I haven’t always resisted the urge to tell someone to sit down and shut the hell up (sometimes things bypass my craw altogether), but I have been working on tempering my kneejerk reactions to the ridiculousness of others.  Admittedly, I have engaged in verbal sparring with psycho parents from opposing teams.  Thus, I am, by all accounts from some opposing teams, a psycho parent.  I have made great strides in this department and am learning to be as docile as a kitten.  What I have witnessed recently, though, isn’t from the opponent’s sixth man.  The negative shots are being taken at our own team, by our fans (insert heavy sigh here).
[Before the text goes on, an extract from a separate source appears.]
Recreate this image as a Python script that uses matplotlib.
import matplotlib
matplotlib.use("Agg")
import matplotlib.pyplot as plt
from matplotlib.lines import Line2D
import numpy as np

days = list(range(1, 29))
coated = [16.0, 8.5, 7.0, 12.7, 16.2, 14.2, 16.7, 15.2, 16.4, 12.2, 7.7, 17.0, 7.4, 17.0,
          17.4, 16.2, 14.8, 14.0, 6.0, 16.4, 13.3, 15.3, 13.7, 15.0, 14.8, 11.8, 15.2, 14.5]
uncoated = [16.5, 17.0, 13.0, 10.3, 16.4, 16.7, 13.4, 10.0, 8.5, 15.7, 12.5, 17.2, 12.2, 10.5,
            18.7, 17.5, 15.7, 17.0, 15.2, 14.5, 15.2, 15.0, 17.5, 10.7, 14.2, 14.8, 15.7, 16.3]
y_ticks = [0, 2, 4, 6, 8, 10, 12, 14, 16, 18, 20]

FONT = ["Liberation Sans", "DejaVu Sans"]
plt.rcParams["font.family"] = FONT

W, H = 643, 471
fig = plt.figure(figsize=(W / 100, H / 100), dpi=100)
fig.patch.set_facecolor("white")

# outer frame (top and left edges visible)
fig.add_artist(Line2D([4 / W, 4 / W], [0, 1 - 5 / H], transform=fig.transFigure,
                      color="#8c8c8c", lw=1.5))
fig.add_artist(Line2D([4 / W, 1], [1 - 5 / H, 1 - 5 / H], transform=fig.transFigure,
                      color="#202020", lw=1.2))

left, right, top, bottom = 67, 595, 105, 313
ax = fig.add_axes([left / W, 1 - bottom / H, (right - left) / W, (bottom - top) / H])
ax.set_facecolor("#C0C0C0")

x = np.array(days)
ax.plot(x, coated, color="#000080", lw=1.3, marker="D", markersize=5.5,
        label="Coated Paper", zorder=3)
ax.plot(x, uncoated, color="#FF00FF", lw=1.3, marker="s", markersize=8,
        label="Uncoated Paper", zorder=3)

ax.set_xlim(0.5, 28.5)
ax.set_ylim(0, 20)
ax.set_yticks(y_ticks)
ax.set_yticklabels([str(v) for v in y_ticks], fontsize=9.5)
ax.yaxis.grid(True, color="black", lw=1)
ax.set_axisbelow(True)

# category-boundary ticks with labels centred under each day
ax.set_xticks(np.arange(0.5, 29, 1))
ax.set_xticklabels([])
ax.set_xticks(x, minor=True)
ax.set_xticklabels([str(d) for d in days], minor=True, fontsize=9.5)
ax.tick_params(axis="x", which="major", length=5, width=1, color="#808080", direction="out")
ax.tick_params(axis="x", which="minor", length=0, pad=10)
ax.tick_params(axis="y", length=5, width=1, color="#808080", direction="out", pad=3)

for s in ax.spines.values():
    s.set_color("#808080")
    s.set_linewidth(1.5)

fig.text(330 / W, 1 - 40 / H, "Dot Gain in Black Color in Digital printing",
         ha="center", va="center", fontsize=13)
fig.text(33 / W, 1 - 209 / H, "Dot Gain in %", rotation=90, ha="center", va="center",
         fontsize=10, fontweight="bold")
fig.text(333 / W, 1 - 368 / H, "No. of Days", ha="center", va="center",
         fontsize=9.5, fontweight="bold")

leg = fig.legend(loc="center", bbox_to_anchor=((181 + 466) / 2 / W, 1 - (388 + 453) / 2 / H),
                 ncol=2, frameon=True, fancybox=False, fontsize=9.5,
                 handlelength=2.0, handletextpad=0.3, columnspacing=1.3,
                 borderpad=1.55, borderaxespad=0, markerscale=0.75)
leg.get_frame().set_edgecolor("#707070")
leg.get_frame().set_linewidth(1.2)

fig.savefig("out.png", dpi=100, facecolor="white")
Nobody hates to lose more than I do.  I had my Old Maid cards shredded by my parents for marking them when I was just four years old.  I have learned a lot since I was four.  I still have a lot to learn, but I know these things to be true:

  • I am not the one playing.  My child is.  I need to let her play (run, foul, lose, win….)
  • I am not the coach.  Let him/her do the job.  I wouldn’t want him/her to show up at my workplace and scream at me about what a shitty job I am doing.
  • I can see when my kid screws up.  I can see when other kids screw up.  I wouldn’t find it gratifying or necessary to verbally announce a botched play by another player.  I don’t need other spectators to recap her blunders either.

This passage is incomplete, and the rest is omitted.